Of the lines below, count those containing the word "chart". Reply with the number alone.

--- BEGIN ---

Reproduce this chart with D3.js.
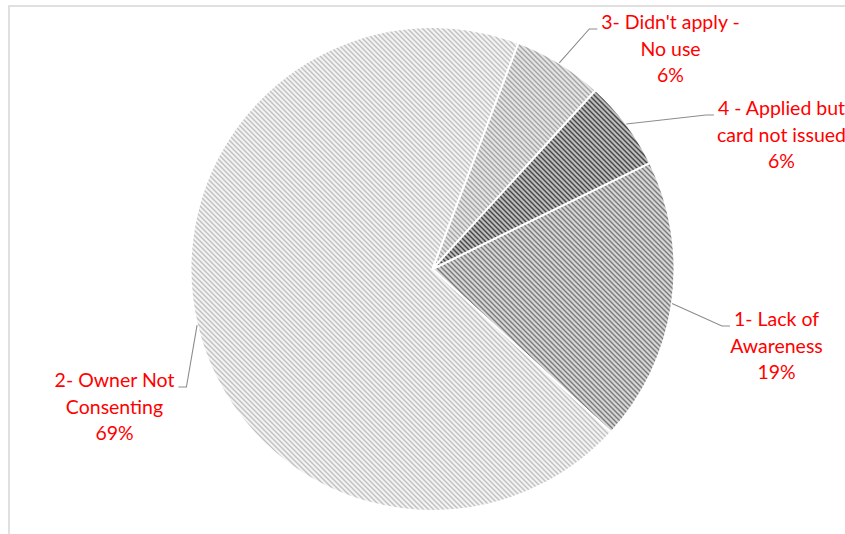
<!DOCTYPE html>
<html>
<head>
<meta charset="utf-8">
<script src="https://cdn.jsdelivr.net/npm/d3@7"></script>
<style>
  html, body { margin: 0; padding: 0; background: #fff; }
  svg { display: block; }
</style>
</head>
<body>
<svg id="chart" width="845" height="534"></svg>
<script>
// Reasons for not holding a card, share of respondents
const categories = ["1- Lack of Awareness", "2- Owner Not Consenting", "3- Didn't apply - No use", "4 - Applied but card not issued"];
const labelLines = [["1- Lack of", "Awareness"], ["2- Owner Not", "Consenting"], ["3- Didn't apply -", "No use"], ["4 - Applied but", "card not issued"]];
const values = [19, 69, 6, 6];
const percentLabels = ["19%", "69%", "6%", "6%"];

// Hatch styling per slice: [background, stripe]
const hatch = [
  ["#d6d6d6", "#7a7a7a"],
  ["#f3f3f3", "#c0c0c0"],
  ["#e4e4e4", "#a4a4a4"],
  ["#bdbdbd", "#454545"]
];

// Label block placement relative to pie centre: [centre x offset, first baseline y offset]
const labelPlacement = [
  [344, 57],
  [-318, 118],
  [238, -240],
  [349, -154]
];

const W = 845, H = 534;
const cx = 432.5, cy = 269, R = 242;
const startDeg = 64;
const lineStep = 26.5;
const tile = 5;

const svg = d3.select("#chart");

// chart area frame
svg.append("rect")
  .attr("x", 9).attr("y", 6)
  .attr("width", W + 20).attr("height", H + 20)
  .attr("fill", "#fff")
  .attr("stroke", "#d9d9d9")
  .attr("stroke-width", 1.6);

// pixel-aligned downward-diagonal hatch tiles
const defs = svg.append("defs");
hatch.forEach((c, i) => {
  const p = defs.append("pattern")
    .attr("id", "hatch" + i)
    .attr("patternUnits", "userSpaceOnUse")
    .attr("x", 0).attr("y", 0)
    .attr("width", tile).attr("height", tile);
  p.append("rect").attr("width", tile).attr("height", tile).attr("fill", c[0]);
  const cells = [];
  for (let y = 0; y < tile; y++) {
    for (let x = 0; x < tile; x++) {
      const k = ((x - y) % tile + tile) % tile;
      if (k === 0 || k === 1) cells.push([x, y]);
    }
  }
  p.selectAll("rect.px").data(cells).join("rect")
    .attr("class", "px")
    .attr("x", d => d[0]).attr("y", d => d[1])
    .attr("width", 1).attr("height", 1)
    .attr("fill", c[1])
    .attr("shape-rendering", "crispEdges");
});

const pie = d3.pie()
  .sort(null)
  .value(d => d)
  .startAngle(startDeg * Math.PI / 180)
  .endAngle(startDeg * Math.PI / 180 + 2 * Math.PI);

const arcs = pie(values);
const arc = d3.arc().innerRadius(0).outerRadius(R);

const g = svg.append("g").attr("transform", `translate(${cx},${cy})`);

g.selectAll("path.slice")
  .data(arcs)
  .join("path")
  .attr("class", "slice")
  .attr("d", arc)
  .attr("fill", (d, i) => `url(#hatch${i})`)
  .attr("stroke", "#fff")
  .attr("stroke-width", 2)
  .attr("stroke-linejoin", "round");

// data labels
const labels = g.selectAll("text.lbl")
  .data(arcs)
  .join("text")
  .attr("class", "lbl")
  .attr("text-anchor", "middle")
  .attr("fill", "#ff0000")
  .style("font-family", "Lato, 'Open Sans', sans-serif")
  .style("font-size", "19.5px");

labels.each(function (d, i) {
  const t = d3.select(this);
  const [lx, ly] = labelPlacement[i];
  const lines = labelLines[i].concat([percentLabels[i]]);
  lines.forEach((s, k) => {
    t.append("tspan").attr("x", lx).attr("y", ly + k * lineStep).text(s);
  });
});

// leader lines from the slice edge to the first label line
labels.each(function (d, i) {
  const first = this.firstChild.getBBox();
  const a = (d.startAngle + d.endAngle) / 2;
  const sx = Math.sin(a) * R, sy = -Math.cos(a) * R;
  const [, ly] = labelPlacement[i];
  const right = Math.sin(a) >= 0;
  const ex = right ? first.x - 4 : first.x + first.width + 4;
  const ey = ly;
  const elbowX = right ? ex - 8 : ex + 8;
  g.append("path")
    .attr("d", d3.line()([[sx, sy], [elbowX, ey], [ex, ey]]))
    .attr("fill", "none")
    .attr("stroke", "#8c8c8c")
    .attr("stroke-width", 1.1);
});
</script>
</body>
</html>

--- END ---

» **FINAL RESULT**: 4